▸ **EXERCISE REQUIREMENTS**
Find and return each line containing "chart".

▸ **INFORMATION SHOWN**
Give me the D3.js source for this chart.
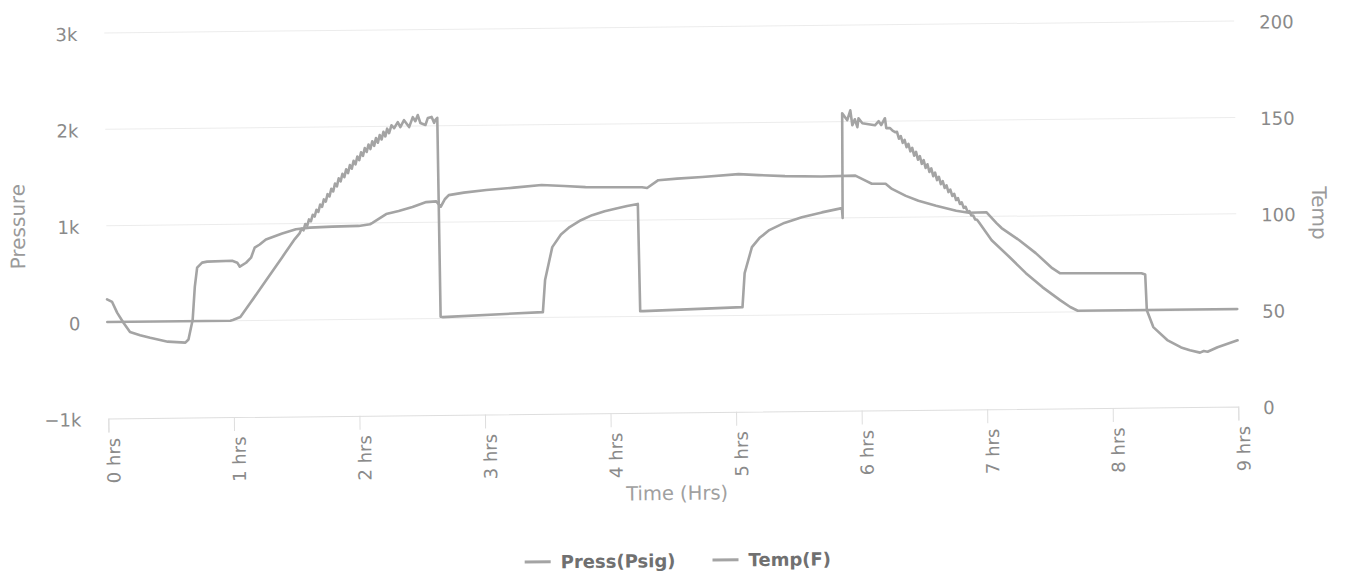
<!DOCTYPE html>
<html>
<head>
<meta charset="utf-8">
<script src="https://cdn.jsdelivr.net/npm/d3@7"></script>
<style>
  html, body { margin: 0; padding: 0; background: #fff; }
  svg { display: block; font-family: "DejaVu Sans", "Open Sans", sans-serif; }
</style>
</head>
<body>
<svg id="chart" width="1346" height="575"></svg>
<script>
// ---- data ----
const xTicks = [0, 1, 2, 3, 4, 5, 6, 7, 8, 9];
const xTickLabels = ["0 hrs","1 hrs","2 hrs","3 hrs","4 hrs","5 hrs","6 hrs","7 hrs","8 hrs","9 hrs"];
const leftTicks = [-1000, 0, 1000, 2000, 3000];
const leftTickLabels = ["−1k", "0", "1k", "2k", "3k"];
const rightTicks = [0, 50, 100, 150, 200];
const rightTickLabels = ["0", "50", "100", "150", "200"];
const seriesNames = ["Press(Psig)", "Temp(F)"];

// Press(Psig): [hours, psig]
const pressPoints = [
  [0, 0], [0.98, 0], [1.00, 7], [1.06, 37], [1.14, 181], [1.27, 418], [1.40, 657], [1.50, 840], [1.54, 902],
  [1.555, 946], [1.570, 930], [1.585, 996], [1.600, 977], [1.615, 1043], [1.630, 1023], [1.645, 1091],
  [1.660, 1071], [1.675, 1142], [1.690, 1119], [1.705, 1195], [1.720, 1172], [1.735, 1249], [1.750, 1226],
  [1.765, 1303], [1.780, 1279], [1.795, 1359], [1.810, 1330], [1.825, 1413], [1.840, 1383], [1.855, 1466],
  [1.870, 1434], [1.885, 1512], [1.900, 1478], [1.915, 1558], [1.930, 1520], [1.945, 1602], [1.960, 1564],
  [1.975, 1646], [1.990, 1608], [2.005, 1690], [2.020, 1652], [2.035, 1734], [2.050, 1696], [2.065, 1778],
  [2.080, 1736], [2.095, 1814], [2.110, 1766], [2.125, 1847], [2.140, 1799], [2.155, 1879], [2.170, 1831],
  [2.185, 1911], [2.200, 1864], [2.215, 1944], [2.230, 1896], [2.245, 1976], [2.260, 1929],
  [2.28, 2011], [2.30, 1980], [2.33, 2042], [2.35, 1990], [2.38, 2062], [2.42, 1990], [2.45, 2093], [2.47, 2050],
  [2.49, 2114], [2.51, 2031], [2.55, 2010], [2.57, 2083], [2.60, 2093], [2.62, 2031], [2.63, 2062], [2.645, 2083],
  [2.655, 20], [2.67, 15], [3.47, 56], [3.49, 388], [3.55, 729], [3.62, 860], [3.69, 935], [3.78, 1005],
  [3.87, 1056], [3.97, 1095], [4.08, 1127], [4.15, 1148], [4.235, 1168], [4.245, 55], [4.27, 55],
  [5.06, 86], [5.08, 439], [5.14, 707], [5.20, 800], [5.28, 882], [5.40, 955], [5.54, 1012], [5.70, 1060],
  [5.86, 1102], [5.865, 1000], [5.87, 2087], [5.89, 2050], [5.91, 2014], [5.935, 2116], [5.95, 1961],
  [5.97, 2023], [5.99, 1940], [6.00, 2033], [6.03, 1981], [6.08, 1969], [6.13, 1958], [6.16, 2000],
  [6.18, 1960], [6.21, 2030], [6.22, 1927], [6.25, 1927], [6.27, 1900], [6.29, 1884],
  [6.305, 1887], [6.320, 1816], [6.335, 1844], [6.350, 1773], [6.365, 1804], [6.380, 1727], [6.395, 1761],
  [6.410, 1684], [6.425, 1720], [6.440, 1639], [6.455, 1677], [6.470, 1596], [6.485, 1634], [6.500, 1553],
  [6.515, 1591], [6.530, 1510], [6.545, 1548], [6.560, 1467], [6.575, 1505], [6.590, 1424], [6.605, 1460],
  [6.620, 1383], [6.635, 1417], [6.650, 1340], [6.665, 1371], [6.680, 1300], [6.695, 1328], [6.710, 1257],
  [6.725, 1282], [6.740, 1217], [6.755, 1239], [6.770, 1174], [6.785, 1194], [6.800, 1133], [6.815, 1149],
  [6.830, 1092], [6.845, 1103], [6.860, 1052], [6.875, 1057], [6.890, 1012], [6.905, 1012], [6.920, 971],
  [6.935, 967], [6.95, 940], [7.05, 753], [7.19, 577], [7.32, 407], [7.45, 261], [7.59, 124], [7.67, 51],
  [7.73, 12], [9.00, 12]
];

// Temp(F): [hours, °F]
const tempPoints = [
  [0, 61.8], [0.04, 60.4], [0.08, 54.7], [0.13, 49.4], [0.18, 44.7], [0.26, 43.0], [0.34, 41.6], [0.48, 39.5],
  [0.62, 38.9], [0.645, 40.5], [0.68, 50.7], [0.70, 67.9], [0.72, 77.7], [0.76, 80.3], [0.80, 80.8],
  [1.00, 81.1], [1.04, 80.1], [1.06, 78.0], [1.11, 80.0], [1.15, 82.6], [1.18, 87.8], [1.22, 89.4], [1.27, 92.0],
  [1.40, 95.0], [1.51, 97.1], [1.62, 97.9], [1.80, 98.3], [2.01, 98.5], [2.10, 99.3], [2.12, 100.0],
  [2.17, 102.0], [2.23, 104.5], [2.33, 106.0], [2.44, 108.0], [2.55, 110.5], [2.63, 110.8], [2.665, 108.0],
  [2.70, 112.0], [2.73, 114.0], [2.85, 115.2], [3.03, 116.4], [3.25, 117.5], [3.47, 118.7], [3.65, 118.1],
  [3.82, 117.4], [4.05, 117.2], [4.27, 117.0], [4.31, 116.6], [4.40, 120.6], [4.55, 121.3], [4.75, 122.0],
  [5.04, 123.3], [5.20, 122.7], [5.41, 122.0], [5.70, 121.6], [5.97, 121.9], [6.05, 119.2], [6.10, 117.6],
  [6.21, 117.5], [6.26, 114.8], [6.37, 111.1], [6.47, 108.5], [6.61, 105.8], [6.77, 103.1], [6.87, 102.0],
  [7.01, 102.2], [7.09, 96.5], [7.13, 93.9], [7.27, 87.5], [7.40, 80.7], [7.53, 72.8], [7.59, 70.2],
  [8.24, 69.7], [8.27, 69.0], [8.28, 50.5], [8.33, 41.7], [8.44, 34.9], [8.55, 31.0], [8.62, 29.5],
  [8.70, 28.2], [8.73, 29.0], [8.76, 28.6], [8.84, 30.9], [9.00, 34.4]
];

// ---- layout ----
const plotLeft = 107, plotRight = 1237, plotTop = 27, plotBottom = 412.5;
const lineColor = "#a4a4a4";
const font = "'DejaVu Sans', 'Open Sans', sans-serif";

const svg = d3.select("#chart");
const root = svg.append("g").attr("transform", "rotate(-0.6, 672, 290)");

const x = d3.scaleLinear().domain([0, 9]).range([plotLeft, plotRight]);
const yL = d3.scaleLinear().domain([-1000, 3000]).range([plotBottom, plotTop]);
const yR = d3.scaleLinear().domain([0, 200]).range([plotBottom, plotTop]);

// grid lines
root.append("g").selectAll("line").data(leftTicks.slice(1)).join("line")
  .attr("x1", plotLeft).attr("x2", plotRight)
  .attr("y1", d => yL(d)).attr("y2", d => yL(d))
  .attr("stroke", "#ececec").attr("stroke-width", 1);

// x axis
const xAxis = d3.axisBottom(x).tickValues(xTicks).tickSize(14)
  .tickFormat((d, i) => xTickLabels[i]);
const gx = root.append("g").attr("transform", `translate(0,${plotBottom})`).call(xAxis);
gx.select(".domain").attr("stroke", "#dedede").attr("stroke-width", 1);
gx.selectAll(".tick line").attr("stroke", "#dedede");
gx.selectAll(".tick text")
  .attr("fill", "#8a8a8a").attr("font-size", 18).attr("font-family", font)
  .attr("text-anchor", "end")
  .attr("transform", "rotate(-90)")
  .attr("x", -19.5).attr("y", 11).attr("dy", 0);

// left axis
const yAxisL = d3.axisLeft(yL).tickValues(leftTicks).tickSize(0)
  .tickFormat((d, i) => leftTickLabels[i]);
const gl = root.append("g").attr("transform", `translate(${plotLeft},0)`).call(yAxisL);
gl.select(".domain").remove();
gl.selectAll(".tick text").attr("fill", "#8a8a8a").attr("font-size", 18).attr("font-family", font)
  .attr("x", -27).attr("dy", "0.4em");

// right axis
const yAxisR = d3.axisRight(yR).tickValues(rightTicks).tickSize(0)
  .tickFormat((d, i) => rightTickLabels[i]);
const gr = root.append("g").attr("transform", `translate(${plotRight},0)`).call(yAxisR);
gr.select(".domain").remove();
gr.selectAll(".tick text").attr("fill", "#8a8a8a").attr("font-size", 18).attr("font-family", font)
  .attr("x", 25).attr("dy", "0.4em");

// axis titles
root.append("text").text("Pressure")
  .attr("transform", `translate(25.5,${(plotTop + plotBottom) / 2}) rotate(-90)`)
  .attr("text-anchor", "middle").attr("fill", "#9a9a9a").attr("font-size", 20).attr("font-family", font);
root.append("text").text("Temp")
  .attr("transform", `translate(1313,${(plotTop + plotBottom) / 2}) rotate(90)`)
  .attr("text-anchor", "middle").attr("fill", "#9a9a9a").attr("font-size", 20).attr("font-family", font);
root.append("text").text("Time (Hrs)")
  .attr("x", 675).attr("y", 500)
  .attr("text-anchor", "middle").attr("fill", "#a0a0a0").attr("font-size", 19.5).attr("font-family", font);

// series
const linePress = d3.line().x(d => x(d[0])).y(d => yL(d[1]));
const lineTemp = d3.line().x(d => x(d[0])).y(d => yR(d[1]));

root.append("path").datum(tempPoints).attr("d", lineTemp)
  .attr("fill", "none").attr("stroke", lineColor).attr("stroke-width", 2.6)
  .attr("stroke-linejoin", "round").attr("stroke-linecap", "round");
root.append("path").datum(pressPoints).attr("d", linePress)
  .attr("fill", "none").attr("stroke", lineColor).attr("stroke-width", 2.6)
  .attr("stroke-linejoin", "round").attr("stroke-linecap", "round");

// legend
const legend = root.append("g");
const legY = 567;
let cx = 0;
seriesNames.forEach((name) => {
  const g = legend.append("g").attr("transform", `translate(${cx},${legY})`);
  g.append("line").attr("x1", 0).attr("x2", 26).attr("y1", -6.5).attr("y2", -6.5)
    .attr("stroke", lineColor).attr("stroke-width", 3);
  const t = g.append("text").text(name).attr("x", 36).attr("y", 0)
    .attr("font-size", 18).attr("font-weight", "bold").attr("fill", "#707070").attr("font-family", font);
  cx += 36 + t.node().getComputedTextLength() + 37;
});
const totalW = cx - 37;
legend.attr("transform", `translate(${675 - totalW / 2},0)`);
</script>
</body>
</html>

▸ **SOLUTION TO THIS EXERCISE**
Give me the D3.js source for this chart.
<svg id="chart" width="1346" height="575"></svg>
const svg = d3.select("#chart");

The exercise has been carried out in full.